> **RECORDS SHOWN**

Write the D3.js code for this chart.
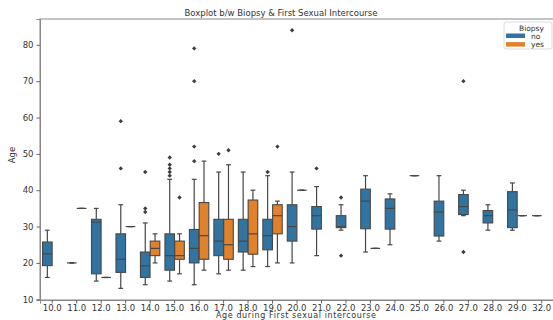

--

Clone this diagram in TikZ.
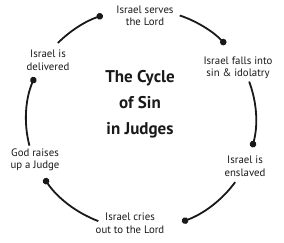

---

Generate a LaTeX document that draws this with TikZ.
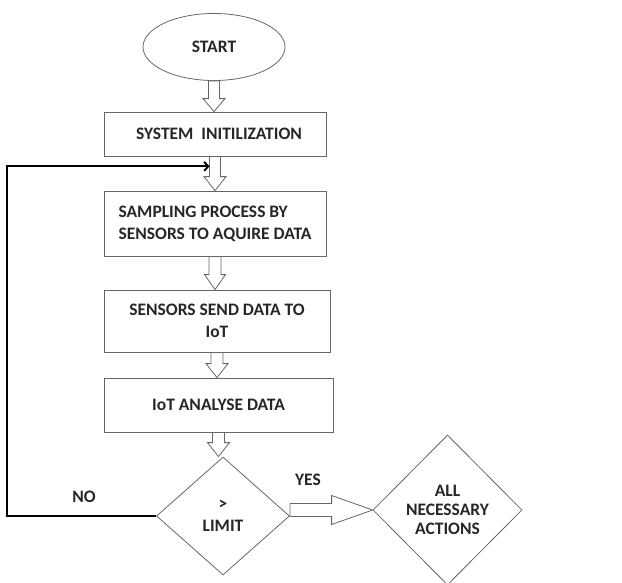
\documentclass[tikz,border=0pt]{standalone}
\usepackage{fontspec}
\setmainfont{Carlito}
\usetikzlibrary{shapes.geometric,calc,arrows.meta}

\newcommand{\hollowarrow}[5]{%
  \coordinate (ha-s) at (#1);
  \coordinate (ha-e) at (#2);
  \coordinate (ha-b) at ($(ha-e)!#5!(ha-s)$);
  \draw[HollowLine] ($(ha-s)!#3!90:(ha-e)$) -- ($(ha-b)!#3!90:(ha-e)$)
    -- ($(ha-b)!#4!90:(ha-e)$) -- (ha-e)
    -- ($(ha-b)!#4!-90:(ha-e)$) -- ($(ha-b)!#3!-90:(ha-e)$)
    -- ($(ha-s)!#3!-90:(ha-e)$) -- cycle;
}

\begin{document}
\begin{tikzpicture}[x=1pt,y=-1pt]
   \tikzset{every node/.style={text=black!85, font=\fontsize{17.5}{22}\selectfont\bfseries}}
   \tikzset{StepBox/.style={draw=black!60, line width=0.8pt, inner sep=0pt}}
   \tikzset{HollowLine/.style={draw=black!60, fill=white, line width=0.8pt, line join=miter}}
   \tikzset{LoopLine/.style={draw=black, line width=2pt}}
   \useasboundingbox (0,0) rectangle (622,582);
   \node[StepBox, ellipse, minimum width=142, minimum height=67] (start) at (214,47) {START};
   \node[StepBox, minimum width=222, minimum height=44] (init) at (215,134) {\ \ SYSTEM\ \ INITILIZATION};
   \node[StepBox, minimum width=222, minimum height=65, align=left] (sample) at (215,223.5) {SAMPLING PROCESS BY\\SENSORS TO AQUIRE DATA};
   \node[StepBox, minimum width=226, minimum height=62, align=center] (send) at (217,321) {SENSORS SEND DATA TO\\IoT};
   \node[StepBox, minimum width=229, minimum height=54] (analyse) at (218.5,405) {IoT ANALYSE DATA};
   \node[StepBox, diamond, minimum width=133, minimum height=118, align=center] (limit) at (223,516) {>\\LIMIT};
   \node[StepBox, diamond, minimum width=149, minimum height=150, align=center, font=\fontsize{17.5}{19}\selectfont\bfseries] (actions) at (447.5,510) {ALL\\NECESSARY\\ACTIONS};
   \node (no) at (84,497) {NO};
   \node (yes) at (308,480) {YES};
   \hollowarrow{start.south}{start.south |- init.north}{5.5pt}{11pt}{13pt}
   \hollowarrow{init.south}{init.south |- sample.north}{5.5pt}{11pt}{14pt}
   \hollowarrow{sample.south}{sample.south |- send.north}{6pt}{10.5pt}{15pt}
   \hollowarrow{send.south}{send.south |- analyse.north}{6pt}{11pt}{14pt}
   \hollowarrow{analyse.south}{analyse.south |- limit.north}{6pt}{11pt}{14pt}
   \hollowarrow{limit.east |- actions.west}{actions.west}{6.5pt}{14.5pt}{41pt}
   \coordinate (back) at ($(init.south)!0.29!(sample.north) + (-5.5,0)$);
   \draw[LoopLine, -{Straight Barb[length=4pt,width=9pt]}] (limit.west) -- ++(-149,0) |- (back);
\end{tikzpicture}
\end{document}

> **SHORT TASK**
Using the listing, collect all lines in which the string "this" is found.

> **TASK OUTPUT**
Write the D3.js code for this chart.
Clone this diagram in TikZ.
Generate a LaTeX document that draws this with TikZ.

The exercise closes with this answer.